After a period of relatively calm development, the Slovak foreign exchange market experienced another run of high fluctuations. The USD-SKK exchange rate moved above 40.000 SKK/1 USD, and the EUR-SKK rate broke the long-term barrier of 43.000 and moved quickly higher by 8 figures in two days.
According to the central bank, the sudden weakening was caused by the statements of the rating agencies Moody's and S&P, as well as the prolonged cabinet discussion on the state budget. However, the agencies only affirmed their current ratings for Slovakia, and dealers did not see any local or foreign flows based on that event. Slovak foreign exchange and money markets are not generally sensitive to rumours, and dealers generally trade the overall market position.
On February 18, the EUR-SKK exchange rate moved above 43.000 as the appetite of mainly domestic clients for hard currencies put the crown under pressure. However, this territory was stoutly protected by local market makers, who created big short euro positions in their portfolios and waited for any local or foreign interest to buy Slovak crowns. But such interest did not appear, and these banks had to cover their exposed positions. Thus we saw a "short-squeeze" on February 19, when the EUR-SKK closed near to 43.800. The falling EUR against USD pushed the USD-SKK exchange rate above 40.000 for the first time in the history of the Slovak crown.

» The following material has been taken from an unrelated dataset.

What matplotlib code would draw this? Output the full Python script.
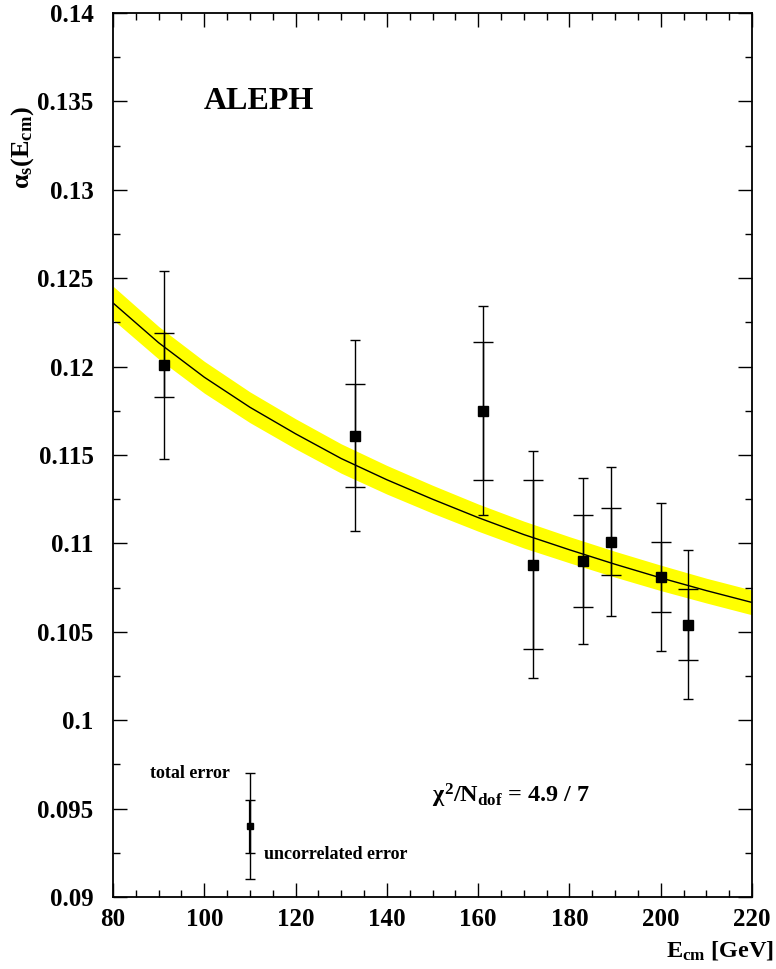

Falling interest rates on the Slovak money market also lent the crown weak support. The central bank added a big chunk of liquidity into the banking sector. As of February 21, the banking sector was 4.88% in excess of the cumulative volume of funds required to meet minimum reserve requirements.
More than 18 billion crowns of maturing state debt has to be rolled over next month, so the central bank started to keep the market permanently overliquid in order to help the Finance Ministry reach lower yields and higher demand in the coming auctions of state T-bonds and T-bills. A high surplus of funds in the sector pushed the short-end of the yield curve sharply lower, with one-day funds close to 1.5% on February 24.
This also affected all tenors of up to three months, with one-month quoted at 15.2/15.9, two percent lower compared to the levels of one week ago. In these conditions, the demand in the two-year T-bond auction organised on February 23 reached 4.21 billion crowns (4.11 accepted). Average yield was 18.936 and maximum 19.480%.
In the short run, we will see the Slovak crown become weaker again, as the local banking sector position remained short of EUR. The yield curve should remain positive but any central bank refinancing or sterilising could change that. Thus we will see volatile developments on the market again.